Some of the oldest and largest historical collections of Papua New Guinea are held in Russian museums, according to the great-great grandchild of a famous Russian explorer Nickolay Miklouho-Maclay, who arrived in New Guinea in Madang in 1871.
Nickolay Miklouho-Maclay IV, who has the same name as his famous forefather, is in the country on a childhood dream of retracing his great-great grandfather’s footsteps.
Miklouho-Maclay IV was at the University of Papua New Guinea yesterday to reminisce on the achievements and legacy of his family’s explorer, and highlight the initiatives of the Miklou-Maclay Foundation in Papua New Guinea in relation to the preservation of ethno-cultural heritage.
“Miklouho-Maclay had described Papua New Guinea so beautifully that preparing to come here was not just wanting to come here as a tourist but to establish permanent relations of friendship,” Miklouho-Maclay IV said.

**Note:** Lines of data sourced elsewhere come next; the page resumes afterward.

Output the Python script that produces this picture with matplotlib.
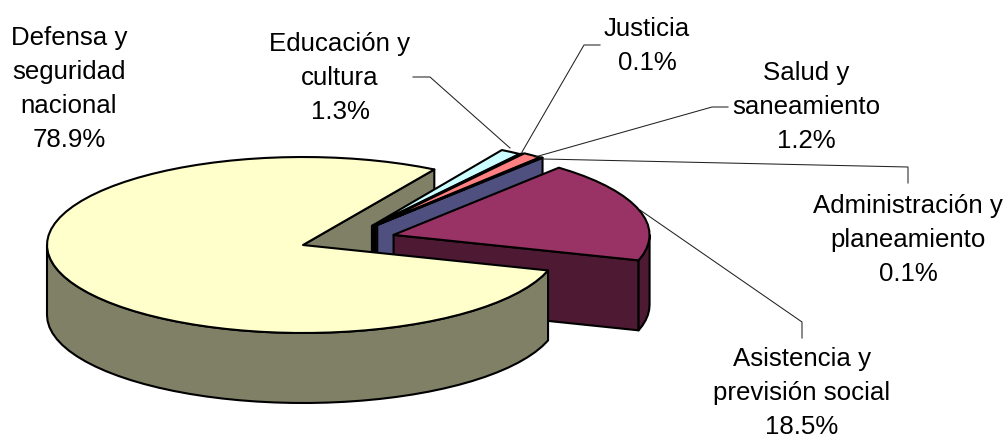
import numpy as np
import matplotlib
matplotlib.use('Agg')
import matplotlib.pyplot as plt
from matplotlib.patches import Polygon

plt.rcParams['font.family'] = ['Liberation Sans', 'DejaVu Sans']

# data, clockwise from the top right edge of the yellow slice
labels = ['Educación y\ncultura', 'Justicia', 'Salud y\nsaneamiento',
          'Administración y\nplaneamiento', 'Asistencia y\nprevisión social',
          'Defensa y\nseguridad\nnacional']
values = [1.3, 0.1, 1.2, 0.1, 18.5, 78.9]

top_colors = ['#CCFFFF', '#660066', '#FF8080', '#9999FF', '#993366', '#FFFFCC']
side_colors = ['#668080', '#330033', '#804040', '#4F4F80', '#4D1933', '#808066']

# how far each slice is pulled out of the pie, and in which direction
explode = [0.346, 0.356, 0.364, 0.369, 0.372, 0.0]
explode_dir = [38.9, 38.8, 38.8, 38.2, 18, 0]

CX, CY = 303, 245
RX, RY = 256, 88
DEPTH = 70
START = 59.5
LW = 1.5


def to_xy(angle, radius=1.0, ox=0.0, oy=0.0):
    a = np.radians(angle)
    return ox + radius * RX * np.cos(a), oy - radius * RY * np.sin(a)


def arc(a0, a1, ox, oy):
    n = max(2, int(abs(a1 - a0) / 4) + 2)
    angs = np.linspace(a0, a1, n)
    x, y = to_xy(angs, 1.0, ox, oy)
    return np.column_stack([x, y])


def add_poly(ax, pts, color, z):
    ax.add_patch(Polygon(pts, closed=True, facecolor=color, edgecolor='black',
                         linewidth=LW, joinstyle='round', zorder=z))


def add_wall(ax, a0, a1, ox, oy, color, z):
    # only the part of the rim that faces the viewer
    lo = max(min(a0, a1), -180)
    hi = min(max(a0, a1), 0)
    if hi <= lo:
        return
    rim = arc(hi, lo, ox, oy)
    add_poly(ax, np.vstack([rim, (rim + [0, DEPTH])[::-1]]), color, z)


fig = plt.figure(figsize=(10.06, 4.38), dpi=100)
ax = fig.add_axes([0, 0, 1, 1])
ax.set_xlim(0, 1006)
ax.set_ylim(438, 0)
ax.axis('off')

# slice angles come from the values
angles = [START]
for v in values:
    angles.append(angles[-1] - v * 3.6)

slices = []
for i in range(len(values)):
    ox, oy = to_xy(explode_dir[i], explode[i], CX, CY)
    slices.append((angles[i], angles[i + 1], ox, oy))

# back cut face of the big slice comes first, it sits behind everything
a0, a1, ox, oy = slices[5]
end = to_xy(a1, 1.0, ox, oy)
add_poly(ax, [(ox, oy), end, (end[0], end[1] + DEPTH), (ox, oy + DEPTH)], side_colors[5], 1)

z = 2
for i in range(5):
    a0, a1, ox, oy = slices[i]
    e = to_xy(a1, 1.0, ox, oy)
    # cut face on the clockwise side
    add_poly(ax, [(ox, oy), e, (e[0], e[1] + DEPTH), (ox, oy + DEPTH)], side_colors[i], z)
    add_wall(ax, a0, a1, ox, oy, side_colors[i], z)
    # top face
    add_poly(ax, np.vstack([[(ox, oy)], arc(a0, a1, ox, oy)]), top_colors[i], z + 1)
    z += 2

# big slice: outer wall and top
a0, a1, ox, oy = slices[5]
add_wall(ax, a0, a1, ox, oy, side_colors[5], 20)
add_poly(ax, np.vstack([[(ox, oy)], arc(a0, a1, ox, oy)]), top_colors[5], 21)

# leader lines
leaders = [
    [(413, 77), (430, 77), (510, 148)],
    [(600, 45), (584, 45), (522, 152)],
    [(728, 107), (712, 107), (535, 157)],
    [(908, 183), (908, 167), (543, 159)],
    [(802, 338), (802, 322), (640, 210)],
]
for pts in leaders:
    xs, ys = zip(*pts)
    ax.plot(xs, ys, color='#222222', lw=0.75, zorder=10, solid_joinstyle='miter')

# labels with their percentage
label_pos = [(340, 32), (647, 17), (806, 61), (908, 194), (802, 347), (69, 26)]
for lab, v, (x, y) in zip(labels, values, label_pos):
    ax.text(x, y, f'{lab}\n{v}%', ha='center', va='top', fontsize=18.6,
            linespacing=1.52, color='black', zorder=40)

fig.savefig('out.png', dpi=100)
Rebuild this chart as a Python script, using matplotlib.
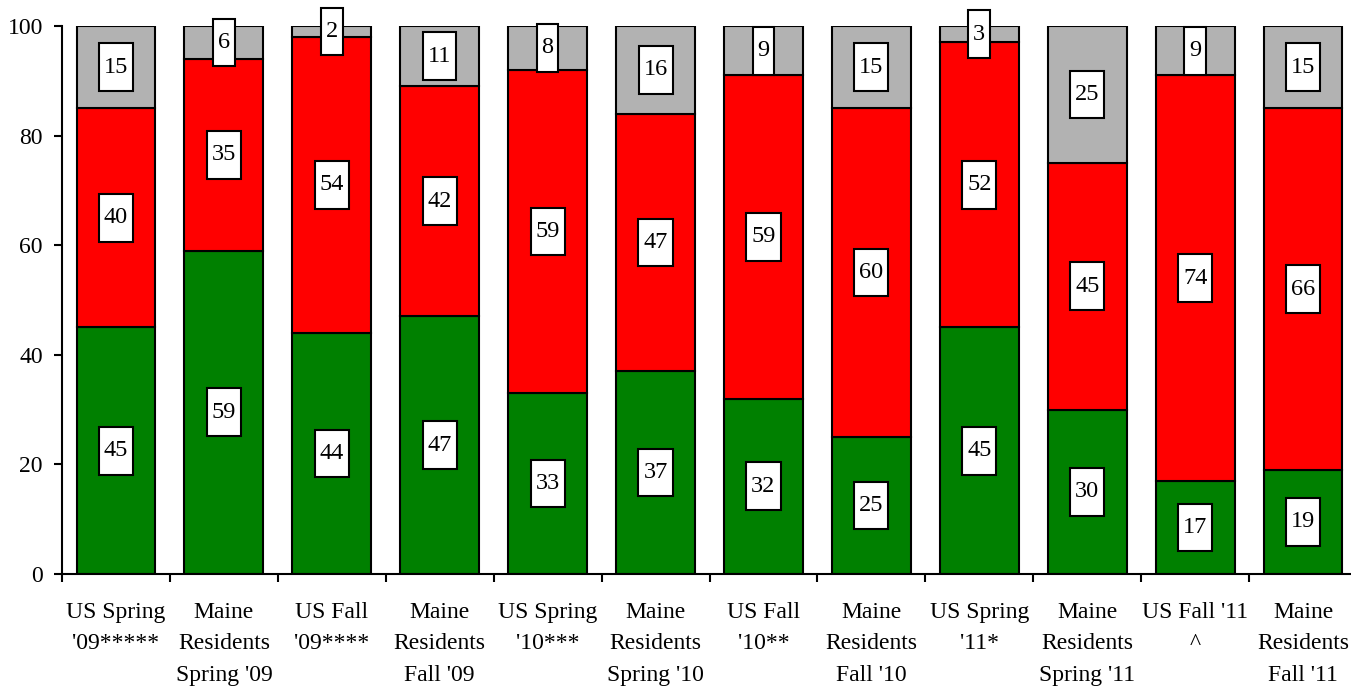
import matplotlib
matplotlib.use("Agg")
import matplotlib.pyplot as plt
import numpy as np
from matplotlib.path import Path

# ==================== data ====================
categories = ["US Spring\n'09*****", "Maine\nResidents\nSpring '09",
              "US Fall\n'09****", "Maine\nResidents\nFall '09",
              "US Spring\n'10***", "Maine\nResidents\nSpring '10",
              "US Fall\n'10**", "Maine\nResidents\nFall '10",
              "US Spring\n'11*", "Maine\nResidents\nSpring '11",
              "US Fall '11\n^", "Maine\nResidents\nFall '11"]
green_vals = [45, 59, 44, 47, 33, 37, 32, 25, 45, 30, 17, 19]
red_vals = [40, 35, 54, 42, 59, 47, 59, 60, 52, 45, 74, 66]
grey_vals = [15, 6, 2, 11, 8, 16, 9, 15, 3, 25, 9, 15]

colors = ["#008000", "#FF0000", "#B2B2B2"]
plt.rcParams['font.family'] = ['Liberation Serif', 'DejaVu Serif']


def tall_box(x0, y0, width, height, mutation_size):
    # white label box, taller than wide
    px = 0.2 * mutation_size
    py = 0.55 * mutation_size
    x0, y0 = x0 - px, y0 - py
    x1, y1 = x0 + width + 2 * px, y0 + height + 2 * py
    return Path([(x0, y0), (x1, y0), (x1, y1), (x0, y1), (x0, y0)], closed=True)


fig = plt.figure(figsize=(13.51, 6.86), dpi=100)
ax = fig.add_axes([62 / 1351, 112 / 686, 1295 / 1351, 548 / 686])

x = np.arange(len(categories))
bottom = np.zeros(len(categories))
for vals, col in zip([green_vals, red_vals, grey_vals], colors):
    vals = np.array(vals, dtype=float)
    ax.bar(x, vals, width=0.73, bottom=bottom, color=col, edgecolor="black", linewidth=1.5, zorder=2)
    for xi, b, v in zip(x, bottom, vals):
        ax.text(xi, b + v / 2, f"{int(v)}", ha="center", va="center", fontsize=17.5, zorder=4,
                clip_on=False,
                bbox=dict(boxstyle=tall_box, facecolor="white", edgecolor="black", linewidth=1.5))
    bottom += vals

ax.set_xlim(-0.5, 11.5)
ax.set_ylim(0, 100)
ax.set_yticks([0, 20, 40, 60, 80, 100])
ax.set_xticks(x)
ax.set_xticklabels(categories, linespacing=1.65)
ax.set_xticks(np.arange(-0.5, 12, 1), minor=True)
ax.tick_params(axis="x", which="major", length=0, pad=20, labelsize=17)
ax.tick_params(axis="x", which="minor", length=5.8, width=1.5, direction="out")
ax.tick_params(axis="y", length=5.8, width=1.5, pad=8, labelsize=17)

for s in ["top", "right"]:
    ax.spines[s].set_visible(False)
for s in ["left", "bottom"]:
    ax.spines[s].set_linewidth(1.5)

fig.savefig("out.png", dpi=100)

He was in Gorendu village, Rai Coast, Madang, with his team on Sept 16 where
Miklouhu-Maclay  first visited 146 years ago.
“For ethnographers, anthropologists and historians, the South Pacific is a fascinating region,” Miklouho-Maclay IV said.
“That is why so many people are interested in coming here and learning more about life here.
“It is possible that a lot of people and researchers come and visit from other parts of the world, but from Russia, we are really the first.
“We would also like more Russians to come to Papua New Guinea and see and enjoy the beauty of this place.”
A delegation of Russians last visited Madang in 1971 on the centenary of Miklouho-Maclay’s Madang visit.